Lucky him. I had to spend hours listening to every cast recording I could get my little hot hands on, renting every movie musical under the sun – even Mame, yep, suffered through that, and I even sat the whole film of A Little Night Music – just to get my fairly commendable grasp on the musical theatre canon.

Not that I’m bitter.

What I loved about that kid was his utter completeness, and that’s really the only way to describe it. He was so complete, unafraid of every song aching to burst from his heart, and he didn’t care if it was a showtune, he didn’t care if that made him a “silly queer” or a “faggot” or whatever epithet you could throw at him, he reveled in the song because the song was something he loved, something he embraced, something that made him… him.

National Coming Out Day is just a few days away, and that kid got me thinking about what it means to own who you are and how important it is for those of us who can, without repercussion, come out, be public, speak our truth in a way that matters.

So often, coming out stories are painted in painful strokes, they’re cautionary tales, they’re rife with rejection, argument, abandonment, isolation. Especially where I’m from, in the South, in less forgiving places than New York City, coming out is a Goliath, an Everest, a source of fear, anxiety.

I didn’t have that story.

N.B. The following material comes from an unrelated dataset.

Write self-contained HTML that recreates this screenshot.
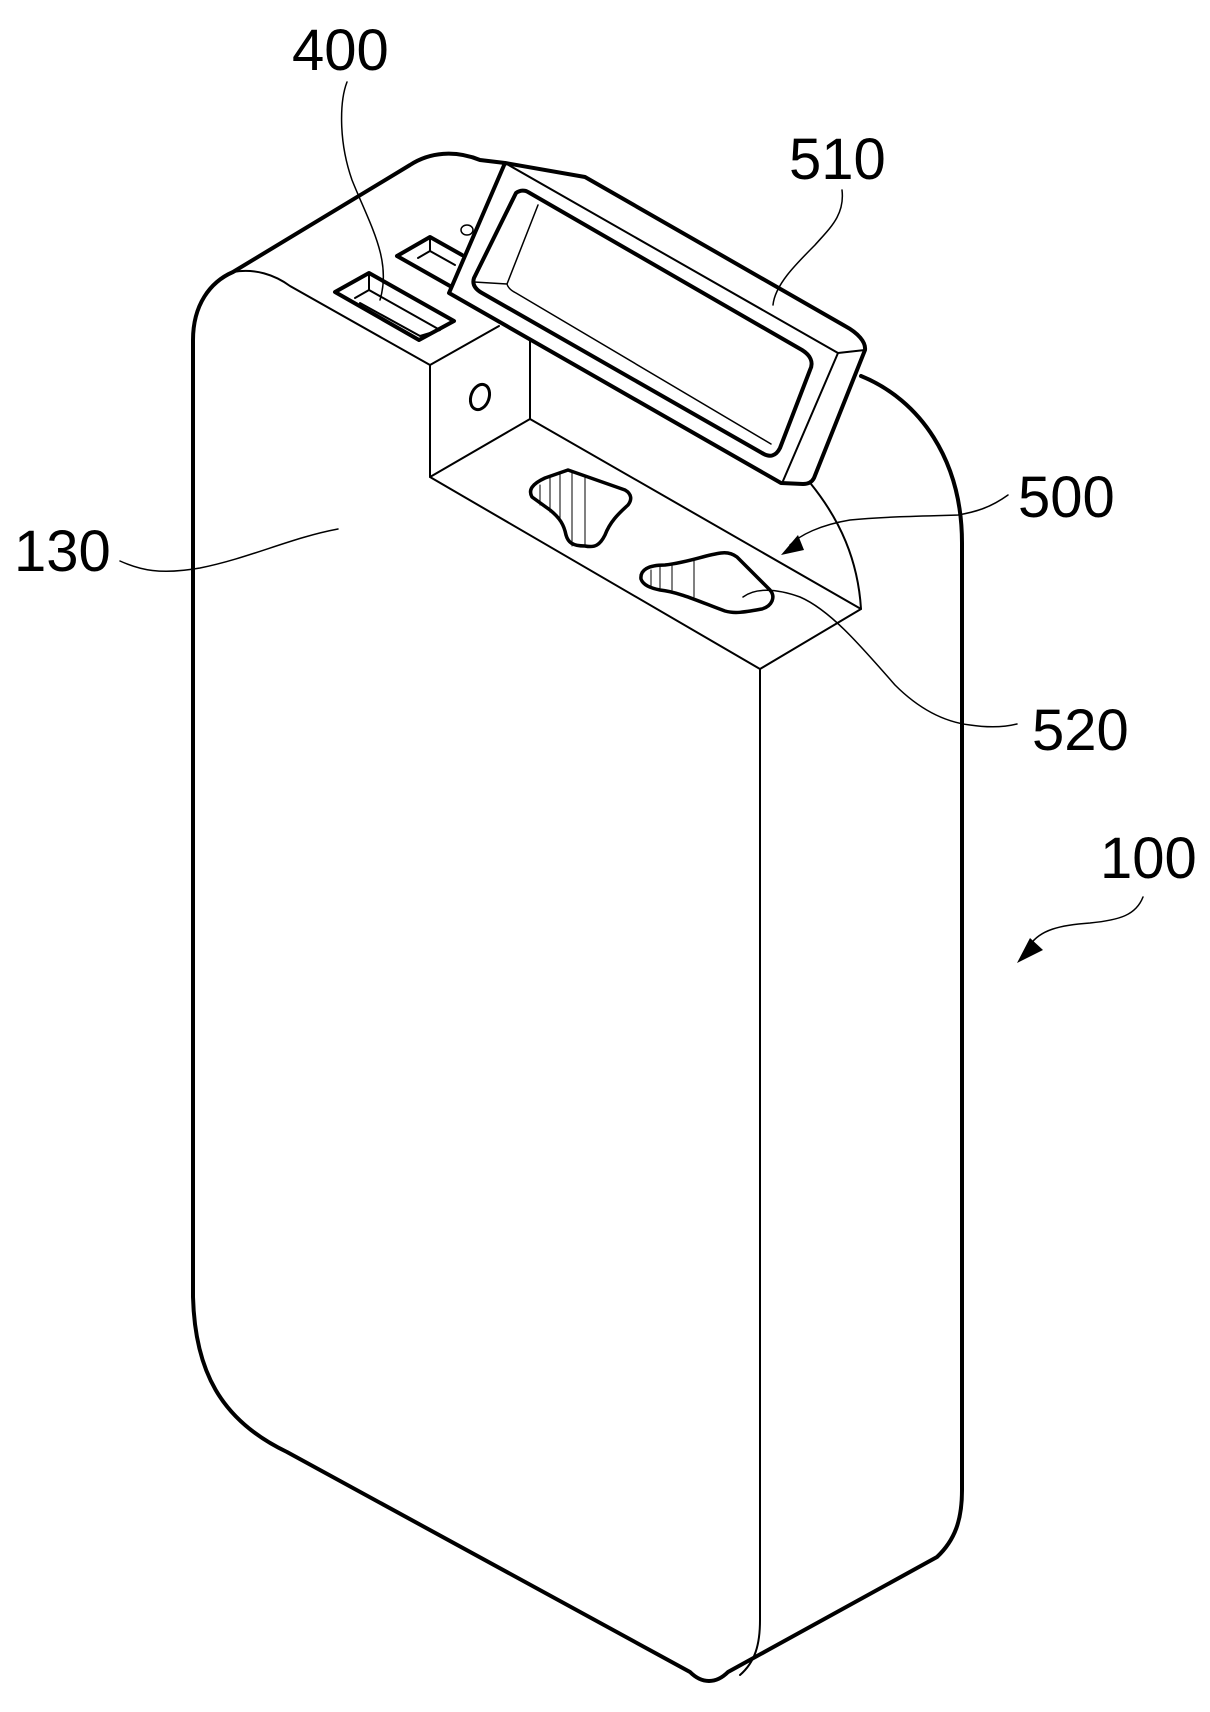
<!DOCTYPE html>
<html><head><meta charset="utf-8"><style>
html,body{margin:0;padding:0;background:#fff;}
svg{display:block;}
text{font-family:"Liberation Sans",sans-serif;font-size:58px;fill:#000;}
</style></head><body>
<svg width="1210" height="1712" viewBox="0 0 1210 1712" xmlns="http://www.w3.org/2000/svg">
<g fill="none" stroke="#000" stroke-linecap="round" stroke-linejoin="round">
<!-- outer silhouette -->
<path stroke-width="4" d="M505,163 L480,160 C455,150 430,152 410,165 L233,272 C210,282 193,305 193,340 L193,1297 C195,1370 220,1420 287,1452 L690,1672 C702,1684 716,1684 728,1672 L937,1557 C955,1540 962,1520 962,1490 L962,543 C962,460 920,400 861,376"/>
<!-- front top edge -->
<path stroke-width="2" d="M233,272 C255,268 275,275 290,286 L430,365"/>
<!-- block -->
<path stroke-width="2" d="M430,365 L430,477 L760,669 L760,1620 C760,1645 755,1662 740,1675"/>
<path stroke-width="2" d="M430,365 L499,326"/>
<path stroke-width="2" d="M530,340 L530,419 L430,477"/>
<path stroke-width="2" d="M530,419 L861,609 L760,669"/>
<path stroke-width="2" d="M811,484 C840,520 858,560 861,609"/>
<!-- slots -->
<path stroke-width="4" d="M335,292 L369,273 L454,321 L419,340 Z"/>
<path stroke-width="2" d="M369,273 L369,290 L355,298 M369,290 L440,330 M360,303 L420,336 L440,330"/>
<path stroke-width="4" d="M397,256 L430,237 L462,255 M397,256 L450,286"/>
<path stroke-width="2" d="M430,237 L430,251 L418,258 M430,251 L455,265"/>
<ellipse cx="467" cy="230" rx="6" ry="5" stroke-width="1.5"/>
<!-- hole -->
<ellipse cx="480" cy="397" rx="9" ry="13" transform="rotate(20 480 397)" stroke-width="3"/>
<!-- handle -->
<path fill="#fff" stroke-width="4" d="M505,163 L585,177 L845,326 C858,333 866,342 865,350 L814,478 C812,482 808,484 803,484 L781,483 L449,293 Z"/>
<path stroke-width="2" d="M505,163 L838,353 L865,350 M838,353 L783,481"/>
<path stroke-width="4" d="M516,193 C520,190 525,190 528,192 L802,350 C810,355 814,362 810,370 L780,448 C776,456 770,458 762,453 L482,293 C475,289 472,284 474,278 Z"/>
<path stroke-width="1.5" d="M538,205 L507,284 L474,282 M507,284 C508,288 512,291 516,293 L771,444"/>
<!-- hand holes -->
<path stroke-width="3.5" d="M532,497 C528,490 532,484 545,478 L568,470 L625,490 C632,494 632,500 628,505 C618,514 610,522 605,535 C600,545 595,548 585,546 C572,546 568,542 566,535 C564,525 560,518 550,510 Z"/>
<path stroke-width="1" d="M540,485 L540,505 M550,478 L550,512 M560,474 L560,520 M572,472 L572,546 M585,476 L585,546"/>
<path stroke-width="3.5" d="M641,579 C640,570 648,565 665,565 C690,562 705,555 721,553 C728,552 733,554 737,557 L770,590 C776,597 772,606 762,609 C745,612 735,614 725,611 C705,604 680,592 660,590 C650,588 643,585 641,579 Z"/>
<path stroke-width="1" d="M651,570 L651,586 M660,566 L660,589 M672,564 L672,590 M694,560 L694,597"/>
<!-- leaders -->
<path stroke-width="1.5" d="M347,82 C340,100 338,140 352,180 C370,225 392,260 380,300"/>
<path stroke-width="1.5" d="M842,190 C845,215 830,228 815,245 C795,265 775,285 773,305"/>
<path stroke-width="1.5" d="M1008,495 C990,508 975,512 958,515 C920,516 880,517 850,520 C820,525 800,535 790,545"/>
<path stroke-width="1.5" d="M743,597 C755,588 775,588 800,597 C830,610 860,645 895,685 C920,710 945,722 970,725 C990,728 1005,727 1017,724"/>
<path stroke-width="1.5" d="M1143,897 C1136,915 1120,920 1090,923 C1060,925 1040,930 1030,945"/>
<path stroke-width="1.5" d="M120,561 C140,570 160,575 200,568 C250,558 290,538 338,529"/>
</g>
<polygon points="781,555 798,535 804,550" fill="#000"/>
<polygon points="1017,963 1030,938 1043,950" fill="#000"/>
<text x="292" y="70">400</text>
<text x="789" y="179">510</text>
<text x="1018" y="517">500</text>
<text x="14" y="571">130</text>
<text x="1032" y="750">520</text>
<text x="1100" y="878">100</text>
</svg>
</body></html>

My coming out was, well, wonderful. At every turn, at every pronouncement, I was greeted with acceptance, support, love. My father only had one question for me when I told him I was gay.

“Does this make you happy? Because if it makes you happy, then we support you. Because your happiness is all that matters.”

I feel that I’ve spent every day since paying forward that gift, being out in the classroom, being out at work, writing and producing shows about the gay experience in my little Louisiana town and now writing here, writing this: paying forward the gift of being loved unconditionally for who I am.

It’s our duty, when we can, to sing that song. To let it flood out of us when we’ve been blessed with the gift of knowing the words.

Because we are the difference between that kid singing showtunes at Splash on Musical Mondays and a kid contemplating suicide in his Mississippi bedroom because he’s afraid of what his family will say when they find out he’s gay. Our public lives are a testament to the joy of coming out, of opening yourself to the truth, of feeling at home in your own skin, of being complete.

So speak your truth. You never know who’s listening.